FG accuses Discos, TCN of using substandard power equipment
The federal government has accused electricity distribution companies (Discos) and the Transmission Company of Nigeria (TCN) of using substandard equipment to execute power projects.
The Minister of State for Power, Works and Housing, Mr. Baba Shehuri, who made the accusation, said such substandard equipment also contribute to electrical accidents in the country.
Shehuri, who spoke at a function organised by the Nigerian Electricity Management Service Agency (NEMSA), alleged that the Discos and TCN now predominantly use substandard equipment in their networks, adding that the practice was hurting the sector.
He said, “The quality of electrical appliances which we all use both domestically in our houses and in our offices, in our business places, in industries, but today, if we see the quality of what we use either as electrical appliances at home, they are very low standards.
“We are not only talking about meters, we are talking of transformers that are used by the Discos, transformers used by TCN.”
He suggested that NEMSA should be stationed at ports of entry into Nigeria, saying, “I see a future where NEMSA should have offices at the ports or airports. That should be the future of the agency.”
Meanwhile, the federal government has begun the disbursement of about N1.9 billion accumulated in the Rural Electrification Fund (REF) to contractors whose bids to provide electricity in the form of solar home systems (SHS) and mini grid developers were selected in the first call for funding of rural electricity projects under the Fund.
The disbursement, according to the Managing Director of the Rural Electrification Agency (REA), Mrs. Damilola Ogunbiyi, at a ceremony where 12 mini grid developers and 14 SHS developers signed award grants from the REF in Abuja, came after about 10 years of the REA trying to disburse same unsuccessfully.
Speaking at the REF grant disbursement, Ogunbiyi, explained that nominated projects of the awardees would be funded to the tune of 25 and 30 per cent by the REF.
She noted that a funds’ manager was appointed by the REA to manage the REF after the agency was reconstituted.
“One of the rules set out by the government was to make sure we have a trust fund manager that is dependent on the REA and also independent of the grantees to be able to look at what we are doing, monitor it and give us the check and balances we need.”

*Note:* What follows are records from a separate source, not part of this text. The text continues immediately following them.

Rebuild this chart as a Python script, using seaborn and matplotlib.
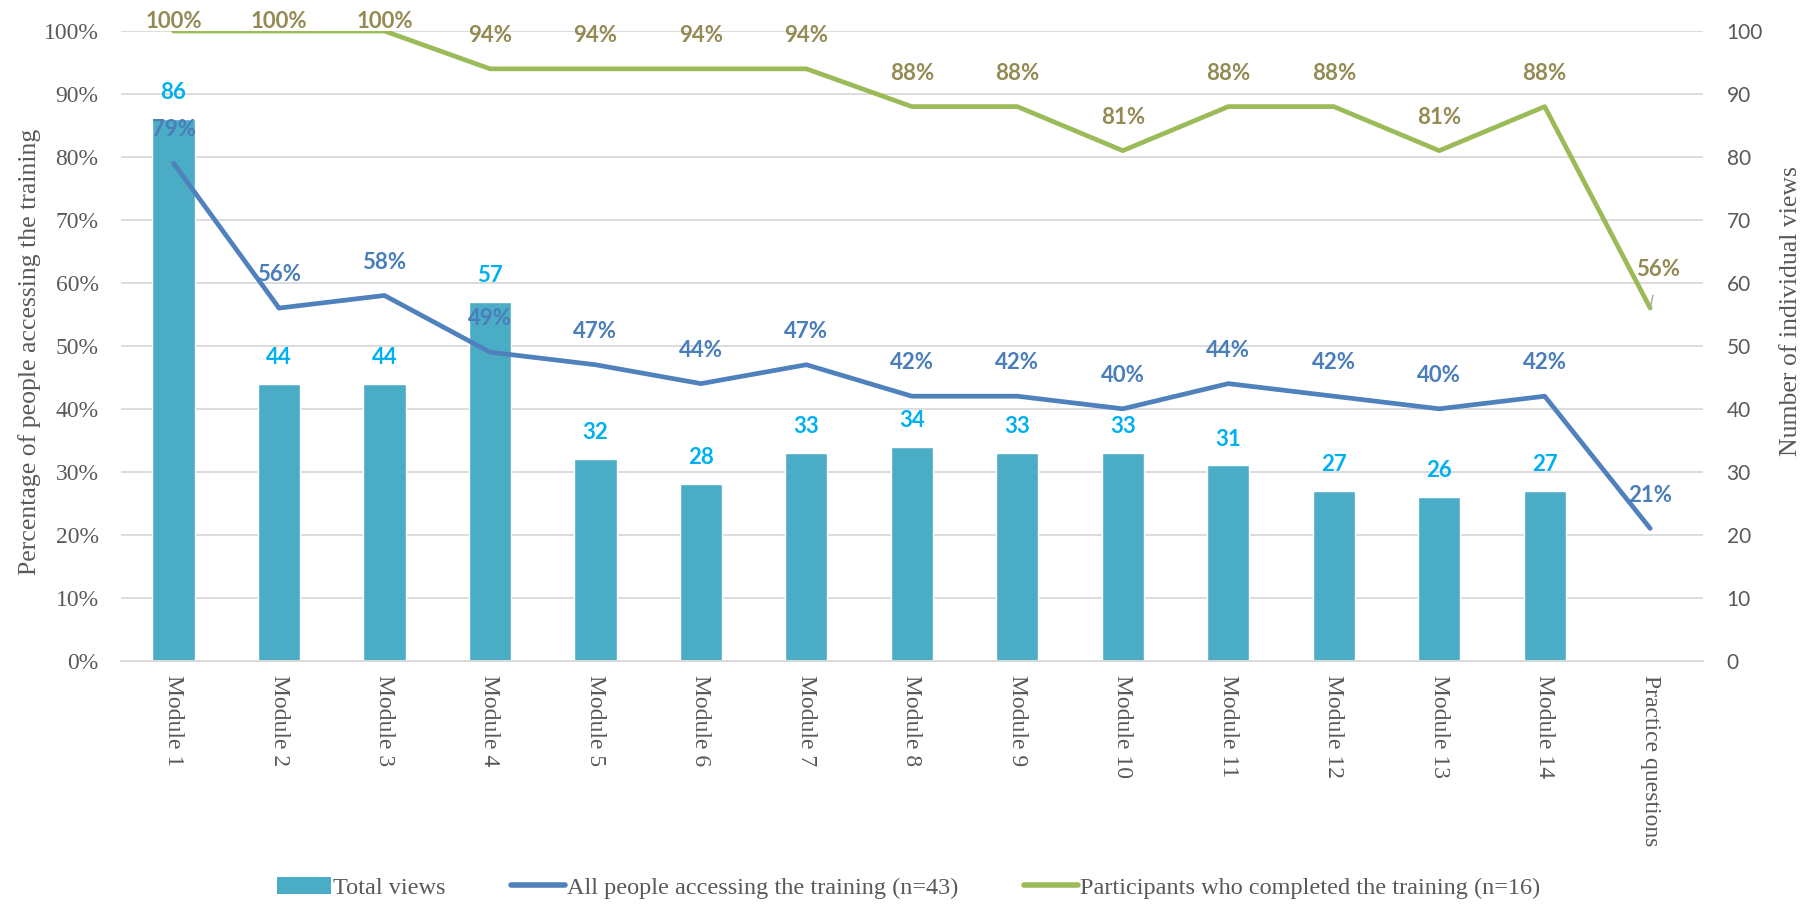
import numpy as np
import pandas as pd
import matplotlib
matplotlib.use("Agg")
import matplotlib.pyplot as plt
import seaborn as sns
from matplotlib.patches import Patch
from matplotlib.lines import Line2D

categories = ["Module 1", "Module 2", "Module 3", "Module 4", "Module 5", "Module 6",
              "Module 7", "Module 8", "Module 9", "Module 10", "Module 11", "Module 12",
              "Module 13", "Module 14", "Practice questions"]
total_views = [86, 44, 44, 57, 32, 28, 33, 34, 33, 33, 31, 27, 26, 27, np.nan]
all_people_pct = [79, 56, 58, 49, 47, 44, 47, 42, 42, 40, 44, 42, 40, 42, 21]
completed_pct = [100, 100, 100, 94, 94, 94, 94, 88, 88, 81, 88, 88, 81, 88, 56]

sns.set_theme(style="white")
serif = ["Liberation Serif", "DejaVu Serif"]
sans = ["Lato", "DejaVu Sans"]
plt.rcParams["font.family"] = serif

BAR = "#4BACC6"
BLUE = "#4F81BD"
GREEN = "#9BBB59"
GRAY = "#595959"

df = pd.DataFrame({"cat": categories, "views": total_views,
                   "all": np.array(all_people_pct) / 100.0,
                   "done": np.array(completed_pct) / 100.0})

fig = plt.figure(figsize=(18.03, 9.05), dpi=100)
ax = fig.add_subplot(111)
ax2 = ax.twinx()
fig.subplots_adjust(left=0.067, right=0.9445, bottom=0.27, top=0.9657)

# bars on the right (count) axis
sns.barplot(data=df, x="cat", y="views", order=categories, color=BAR,
            width=0.4, saturation=1, ax=ax2, zorder=2)
# lines on the left (percentage) axis
sns.pointplot(data=df, x="cat", y="all", order=categories, color=BLUE,
              markers="", linestyles="-", errorbar=None, ax=ax,
              linewidth=3.4)
sns.pointplot(data=df, x="cat", y="done", order=categories, color=GREEN,
              markers="", linestyles="-", errorbar=None, ax=ax,
              linewidth=3.4)
for ln in ax.lines:
    ln.set_solid_capstyle("round")
    ln.set_solid_joinstyle("round")

ax.set_zorder(ax2.get_zorder() + 1)
ax.patch.set_visible(False)

ax.set_ylim(0, 1)
ax2.set_ylim(0, 100)
ax.set_xlim(-0.5, len(categories) - 0.5)
ax.set_yticks(np.arange(0, 1.01, 0.1))
ax.set_yticklabels([f"{int(round(v*100))}%" for v in np.arange(0, 1.01, 0.1)],
                   fontsize=17, color=GRAY, family=serif)
ax2.set_yticks(np.arange(0, 101, 10))
ax2.set_yticklabels([str(v) for v in range(0, 101, 10)], fontsize=15,
                    color=GRAY, family=sans)
ax.set_xticks(range(len(categories)))
ax.set_xticklabels(categories, rotation=-90, fontsize=17, color=GRAY,
                   family=serif, va="top", ha="center")
ax.tick_params(axis="x", length=0, pad=10)
ax.tick_params(axis="y", length=0, pad=16)
ax2.tick_params(axis="y", length=0, pad=17)

ax2.grid(axis="y", color="#D9D9D9", linewidth=1.3)
ax2.set_axisbelow(True)
ax.grid(False)
for a in (ax, ax2):
    for s in ("top", "left", "right"):
        a.spines[s].set_visible(False)
    a.spines["bottom"].set_color("#D9D9D9")
    a.spines["bottom"].set_linewidth(1.3)
    a.set_xlabel("")

ax.set_ylabel("Percentage of people accessing the training", fontsize=18.5,
              color=GRAY, family=serif)
ax.yaxis.set_label_coords(-0.058, 0.49)
ax.yaxis.label.set(ha="center", va="center", rotation_mode="anchor")
ax2.set_ylabel("Number of individual views", fontsize=18.5, color=GRAY,
               family=serif, rotation=90)
ax2.yaxis.set_label_coords(1.0555, 0.555)
ax2.yaxis.label.set(ha="center", va="center", rotation_mode="anchor")

lab_font = dict(fontsize=16, fontweight="bold", family=sans,
                ha="center", va="center")
for i, v in enumerate(total_views):
    if np.isnan(v):
        continue
    ax2.annotate(f"{int(v)}", (i, v), xytext=(0, 19), textcoords="offset points",
                 color="#00B0F0", **lab_font)
for i, v in enumerate(all_people_pct):
    ax.annotate(f"{v}%", (i, v / 100), xytext=(0, 24), textcoords="offset points",
                color="#4A7EBB", **lab_font)
for i, v in enumerate(completed_pct):
    if i == len(completed_pct) - 1:
        ax.annotate(f"{v}%", (i, v / 100), xytext=(6, 28),
                    textcoords="offset points", color="#948A54",
                    arrowprops=dict(arrowstyle="-", color="#A6A6A6", lw=1,
                                    shrinkA=9, shrinkB=1),
                    **lab_font)
    else:
        off = 7 if v >= 100 else 24
        ax.annotate(f"{v}%", (i, v / 100), xytext=(0, off),
                    textcoords="offset points", color="#948A54", **lab_font)

handles = [Patch(facecolor=BAR, edgecolor="none"),
           Line2D([0], [0], color=BLUE, lw=4, solid_capstyle="round"),
           Line2D([0], [0], color=GREEN, lw=4, solid_capstyle="round")]
labels = ["Total views", "All people accessing the training (n=43)",
          "Participants who completed the training (n=16)"]
leg = fig.legend(handles, labels, loc="center", bbox_to_anchor=(0.504, 0.019),
                 ncol=3, frameon=False, columnspacing=2.7, handlelength=2.2,
                 handletextpad=0.1, prop={"family": serif, "size": 17.5})
for t in leg.get_texts():
    t.set_color(GRAY)

fig.savefig("out.png", dpi=100)
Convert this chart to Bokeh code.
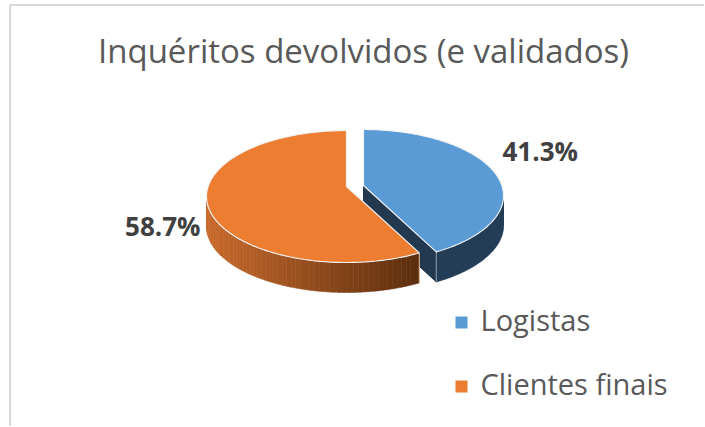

She added: “It is very important because while we are using public funds, we must make sure we use public funds well and in a sustainable manner. This is one of the many grant-enabled projects that we have to make sure that our underserved areas and unconnected people have power.
“It has taken us 20 months which makes a lot of difference from the 10 years we had waited,” Ogunbiyi said.
According to the REA, the REF which is backed by Section 91 of the Electric Power Sector Reform Act (EPSRA) 2005, and implemented by it is funded by the federal government and international donors.
It explained in the fact sheet for the REF that N995 million was disbursed to 14 indigenous SHS contractors to install 19,130 units of SHS, while N956 million was disbursed to 12 indigenous mini grids for the development of 12 mini grid projects.
The projects are expected to power 43,000 households and businesses, and reduce carbon emission by over 5,000 metric tonnes.
In another development, the Nigerian Electricity Regulatory Commission (NERC) said in its third quarter (Q3) 2018 regulatory report on the workings of the power sector, that the growing financial illiquidity of the market had become extremely dangerous to its sustainability.
Equally, the NERC in its Q3-2108 report, stated that the country’s power sector was still doing badly with regards to its financial status.
The regulatory commission said debts or financial deficits in the sector were still a threat to its sustainability.
It said during the third quarter of 2018, the total electric energy generated was 8,077,483 megawatts hour (MWh), representing 3.3 per cent less than the level of generation in the second quarter of 2018.
It said, “The industry recorded a highest daily peak generation of 5,053MW on the 19th day of September 2018. The available plant generation units rose to 81 from the daily average of 79 recorded in the second quarter.
“However, despite the increase in the available generation units in the third quarter, the utilisation of the total available generation capacity declined by 4.2 per cent due to insufficient gas supply, limited distribution networks, water management at the hydro power stations and limited transmission line capacity and associated infrastructure.
“The financial viability of the NESI remains as the most significant challenge threatening the sustainability of the power industry. As reported in the preceding quarterly report, the liquidity challenge is partly attributed to the non-implementation of cost-reflective tariffs, high technical and commercial losses exacerbated by energy theft, and consumers’ apathy to payments under the widely prevailing practice of estimated billing.
“The total billing to electricity consumers by the 11 Discos was N172.9 billion in the third quarter of 2018 but only a total collection of N106.7 billion representing 65.5 per cent collection efficiency.
“The collection efficiency indices indicate that a sum of N3.45 out of every N10 worth of electricity sold during the third quarter remains uncollected as and when due.”